Flavor Care, Take care of your flavors!

Here is my memo for today, on Flavor care.

Taken from one of my notes:

Every concentrated flavor is a mixture of raw materials, and every flavor blend can act differently. For example flavors that have a vanilla characteristic are going to have slightly different storage capabilities than fruit flavors. Here’s the reason : vanilla and caramel flavors are mostly made of large molecules like vanillin, ethyl vanillin , etc.; we call them compounds in a finished flavoring.

Whenever you open a bottle, it’s the lightest and smallest molecules that escape and reach your nose quickly. Over time when you open a bottle over and over again more and more proportion of these lighter molecules leave the bottle and eventually the character of the flavor will be changed. This doesn’t mean the flavors spoiled, it’s just different. So this is one piece of advice, if you are going to store a flavor for a long period of time, transfer the flavor to smaller bottles that will you will not have to open over and over again.
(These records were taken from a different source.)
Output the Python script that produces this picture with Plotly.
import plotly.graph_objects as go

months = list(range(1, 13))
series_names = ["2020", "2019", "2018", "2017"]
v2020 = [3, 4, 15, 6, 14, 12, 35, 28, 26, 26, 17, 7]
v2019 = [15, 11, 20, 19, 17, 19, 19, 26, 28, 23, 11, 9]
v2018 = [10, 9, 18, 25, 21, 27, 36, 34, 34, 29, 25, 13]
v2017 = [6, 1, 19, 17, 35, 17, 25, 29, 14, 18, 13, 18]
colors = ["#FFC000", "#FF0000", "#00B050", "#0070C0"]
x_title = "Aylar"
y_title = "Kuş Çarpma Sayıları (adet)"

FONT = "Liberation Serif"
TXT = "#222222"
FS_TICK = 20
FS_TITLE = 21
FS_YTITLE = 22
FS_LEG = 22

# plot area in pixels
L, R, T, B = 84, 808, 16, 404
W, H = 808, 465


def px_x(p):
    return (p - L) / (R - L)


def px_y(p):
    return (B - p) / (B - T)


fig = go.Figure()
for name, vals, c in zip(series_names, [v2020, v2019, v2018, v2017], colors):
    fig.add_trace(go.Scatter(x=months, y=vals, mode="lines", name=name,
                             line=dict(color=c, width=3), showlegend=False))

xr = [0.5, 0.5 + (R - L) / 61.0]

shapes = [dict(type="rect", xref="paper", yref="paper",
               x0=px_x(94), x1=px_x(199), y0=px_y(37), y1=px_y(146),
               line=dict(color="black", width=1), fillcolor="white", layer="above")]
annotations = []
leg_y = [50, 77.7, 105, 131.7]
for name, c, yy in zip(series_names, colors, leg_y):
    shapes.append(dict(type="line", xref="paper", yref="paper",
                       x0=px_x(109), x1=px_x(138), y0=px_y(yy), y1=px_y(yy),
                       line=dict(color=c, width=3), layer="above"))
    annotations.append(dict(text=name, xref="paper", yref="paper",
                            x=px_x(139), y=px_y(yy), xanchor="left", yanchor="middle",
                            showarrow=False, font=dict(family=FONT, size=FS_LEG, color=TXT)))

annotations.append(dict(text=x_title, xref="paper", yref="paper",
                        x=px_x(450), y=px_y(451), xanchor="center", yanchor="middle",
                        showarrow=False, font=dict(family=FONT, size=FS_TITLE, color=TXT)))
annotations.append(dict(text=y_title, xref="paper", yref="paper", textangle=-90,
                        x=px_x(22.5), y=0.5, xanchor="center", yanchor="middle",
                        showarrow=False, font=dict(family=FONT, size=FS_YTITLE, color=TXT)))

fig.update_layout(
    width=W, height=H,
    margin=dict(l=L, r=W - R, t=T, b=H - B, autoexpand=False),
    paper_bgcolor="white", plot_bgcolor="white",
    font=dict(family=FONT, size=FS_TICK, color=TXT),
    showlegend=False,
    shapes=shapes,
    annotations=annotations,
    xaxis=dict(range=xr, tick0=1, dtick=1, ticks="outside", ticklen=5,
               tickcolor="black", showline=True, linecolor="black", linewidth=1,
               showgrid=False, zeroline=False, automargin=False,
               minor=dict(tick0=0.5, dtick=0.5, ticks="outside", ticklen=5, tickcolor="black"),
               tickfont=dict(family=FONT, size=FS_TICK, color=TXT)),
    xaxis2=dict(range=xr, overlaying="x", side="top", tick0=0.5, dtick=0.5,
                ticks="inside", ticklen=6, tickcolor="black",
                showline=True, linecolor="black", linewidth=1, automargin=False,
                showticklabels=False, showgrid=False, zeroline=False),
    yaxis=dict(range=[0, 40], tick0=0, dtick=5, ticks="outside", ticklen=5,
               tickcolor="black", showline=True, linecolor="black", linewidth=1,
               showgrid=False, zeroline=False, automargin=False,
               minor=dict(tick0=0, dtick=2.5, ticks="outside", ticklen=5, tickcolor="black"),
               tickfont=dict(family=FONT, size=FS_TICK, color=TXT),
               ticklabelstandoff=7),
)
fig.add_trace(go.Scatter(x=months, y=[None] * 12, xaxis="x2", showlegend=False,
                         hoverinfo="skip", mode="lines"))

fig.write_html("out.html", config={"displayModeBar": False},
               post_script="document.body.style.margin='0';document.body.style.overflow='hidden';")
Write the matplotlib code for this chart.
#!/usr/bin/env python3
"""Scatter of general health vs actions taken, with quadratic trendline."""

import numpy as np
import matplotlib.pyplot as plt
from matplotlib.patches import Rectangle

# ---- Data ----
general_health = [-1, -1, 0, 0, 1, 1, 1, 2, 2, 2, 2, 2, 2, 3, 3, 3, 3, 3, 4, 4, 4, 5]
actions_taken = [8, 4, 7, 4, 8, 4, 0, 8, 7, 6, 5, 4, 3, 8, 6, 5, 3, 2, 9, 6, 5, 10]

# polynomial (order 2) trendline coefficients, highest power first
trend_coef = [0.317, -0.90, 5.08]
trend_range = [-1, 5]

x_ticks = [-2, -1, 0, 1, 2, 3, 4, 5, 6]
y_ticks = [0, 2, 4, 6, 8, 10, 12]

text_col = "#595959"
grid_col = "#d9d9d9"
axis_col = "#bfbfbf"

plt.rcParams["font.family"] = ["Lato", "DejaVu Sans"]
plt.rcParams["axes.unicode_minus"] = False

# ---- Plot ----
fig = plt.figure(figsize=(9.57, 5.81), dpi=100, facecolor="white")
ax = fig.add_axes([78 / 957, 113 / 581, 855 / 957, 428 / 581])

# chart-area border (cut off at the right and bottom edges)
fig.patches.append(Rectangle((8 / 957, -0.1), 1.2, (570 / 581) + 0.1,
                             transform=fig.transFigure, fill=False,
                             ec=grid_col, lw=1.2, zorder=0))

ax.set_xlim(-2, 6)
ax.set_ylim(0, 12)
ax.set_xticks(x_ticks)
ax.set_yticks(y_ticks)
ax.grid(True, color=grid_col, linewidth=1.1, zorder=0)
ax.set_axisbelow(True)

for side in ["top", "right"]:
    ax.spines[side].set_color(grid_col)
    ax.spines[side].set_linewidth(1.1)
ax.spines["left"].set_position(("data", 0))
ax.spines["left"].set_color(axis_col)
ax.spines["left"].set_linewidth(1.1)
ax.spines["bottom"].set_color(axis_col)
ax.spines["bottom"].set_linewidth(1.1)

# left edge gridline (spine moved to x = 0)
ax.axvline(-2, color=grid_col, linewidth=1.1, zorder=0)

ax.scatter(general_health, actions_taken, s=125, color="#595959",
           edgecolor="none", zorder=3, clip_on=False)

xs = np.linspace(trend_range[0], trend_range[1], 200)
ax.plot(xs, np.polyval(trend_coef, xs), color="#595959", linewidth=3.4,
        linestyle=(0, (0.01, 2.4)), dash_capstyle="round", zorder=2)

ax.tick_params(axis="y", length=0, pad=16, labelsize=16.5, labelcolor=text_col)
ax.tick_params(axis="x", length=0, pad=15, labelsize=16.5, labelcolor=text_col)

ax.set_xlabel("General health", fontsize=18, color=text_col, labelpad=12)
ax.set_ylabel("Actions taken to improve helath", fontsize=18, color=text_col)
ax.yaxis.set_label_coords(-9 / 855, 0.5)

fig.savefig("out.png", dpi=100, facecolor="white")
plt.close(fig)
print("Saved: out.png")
When a flavor is warm, like if it’s a hot day, when you open the bottle even more of the volatile molecules will escape, much more will escape than if the flavor was cool. This is true for all liquids, when liquids are heated the molecules are much more easily converted to their gaseous state. This is also the reason why you should not be “top off” on creating your juices, as they depend on the gases to help steep into your base mix.

HDPE plastic, is very resistant to interaction with the flavors.
However, even with HDPE plastic, I really wouldn’t recommend storing them for longer than a month or so.. It’s much better to store things long-term in glass, or PET bottles, and it is not a good idea at all to store the flavors with the plastic eyedropper caps on the bottles. The rubber that’s used with the eyedropper’s is extremely soft and interacts with the flavoring. Some Flavors can appear to eat into, and other flavors will demolish rubber dropper tops, depending on the compounds inside them.

I hope this helps in understanding how to manage your flavors, and as usual, any questions, just ask!